Exploring classical music: module 2
Time: 10:30 - 12:00
This course will be delivered online. See the ‘What is the course about?’ section in course details for more information.
Course Code: MD654B
Duration: 10 sessions (over 11 weeks)
What is the course about?
This classic music appreciation course will lead you on a fascinating journey through the history and development of classical music, guiding you through a selection of notable works and explaining key musical changes at each stage. This module is the one of three forming our beginners’ guide to Western Classical Music. In module 2 we explore music and composers from the high baroque to the early Romantic period. No previous musical knowledge is necessary.

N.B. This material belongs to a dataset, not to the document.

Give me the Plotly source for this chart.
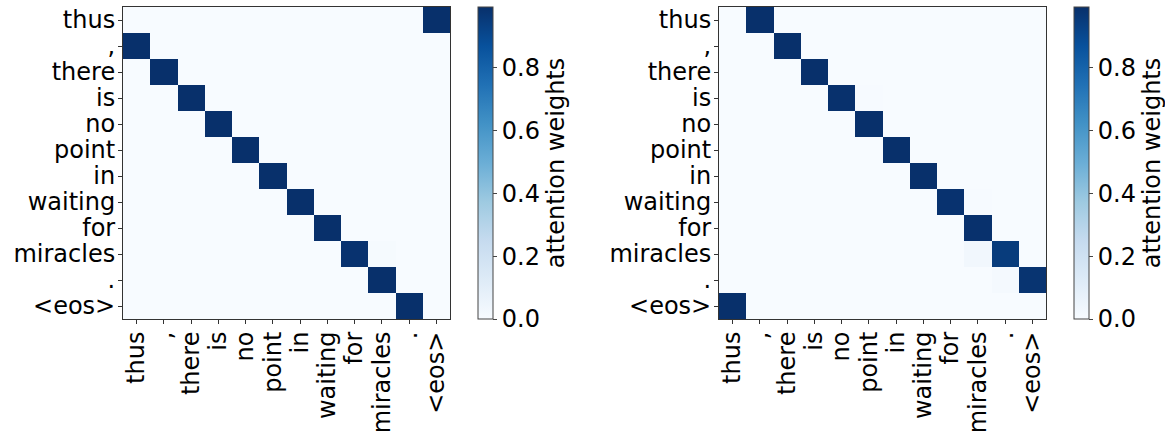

This is a live online course. You will need:
- Internet connection. The classes work best with Chrome.
- A computer with microphone and camera is best (e.g. a PC/laptop/iMac/MacBook), or a tablet/iPad/smart phone/iPhone if you don't have a computer.
We will contact you with joining instructions before your course starts.
What will we cover?
- A chronological survey of music from high baroque through the Eighteenth century
- the elements of music (melody, harmony, rhythm etc) and how they work
- the development of styles (Classical, Baroque etc) and genres (Symphony, Cantata etc)
- focus on certain key composers and their works including Bach’s Brandenburg concertos, opera by Handel and Mozart and symphonies by Haydn, Mozart and Beethoven.
What will I achieve?
By the end of this course you should be able to...
- Have an overview of the development of classical music through the eighteenth century
- show an understanding of the elements of music (melody, harmony, rhythm etc.) and how they work
- have an understanding of the development of styles (Classical, early Baroque etc) and genres (Symphony, Cantata etc)
- show specific knowledge of certain key composers and their works.
What level is the course and do I need any particular skills?
This course is designed as an overview for absolute beginners. However, we will look at some music manuscripts and learn to identify key features of music notation (how many voices are singing, etc…) so this course will be most suitable for those who are curious and ambitious to learn.
How will I be taught, and will there be any work outside the class?
This is an online course:
- Sessions will be held via video-conference (zoom) and comprise combinations of lecture, discussion, quizzes, guided listening, video and score study.
- Course materials (handouts, scores, links to online videos) will be shared via google classroom.
- You will be encouraged to do extra reading outside class.
Are there any other costs? Is there anything I need to bring?
You will need a good internet connection and a computer with microphone & webcam. If using a tablet it will need a screen large enough for you to comfortably view the class handouts.
You may also wish to purchase some of the music books or recordings discussed in class, links to these materials will be available online after each session.
When I've finished, what course can I do next?
To find out more about music history classes Music history courses in London and online which lists our full programme of classes ordered by term, and by day of the week. You may then click on each title to read the full course outline.
Edward teaches music history and music theory at City lit where he is Head of Programme: Advanced Studies in the School of Performing Arts. His specialism is early music (medieval, renaissance and baroque periods) and he completed his PhD in historical musicology at King's College London (2013) on the performance of medieval music. Outside of teaching, Edward is a regular contributor to Gramophone magazine and has lectured for Dartington International Summer School, London's Southbank Centre and The British Library. He has also worked as a researcher for BBC Proms and written for the journal Early Music (OUP). His recent essays are published in: The Cambridge Encyclopaedia of Historical Performance in Music, (Cambridge University Press); The Montpellier Codex: Studies in Medieval and Renaissance Music 16 (Boydell Press); Recomposing the Past: Representations of Early Music on Stage and Screen (Ashgate 2018); and 30-Second Classical Music (Ivy Press).
Please note: We reserve the right to change our tutors from those advertised. This happens rarely, but if it does, we are unable to refund fees due to this. Our tutors may have different teaching styles; however we guarantee a consistent quality of teaching in all our courses.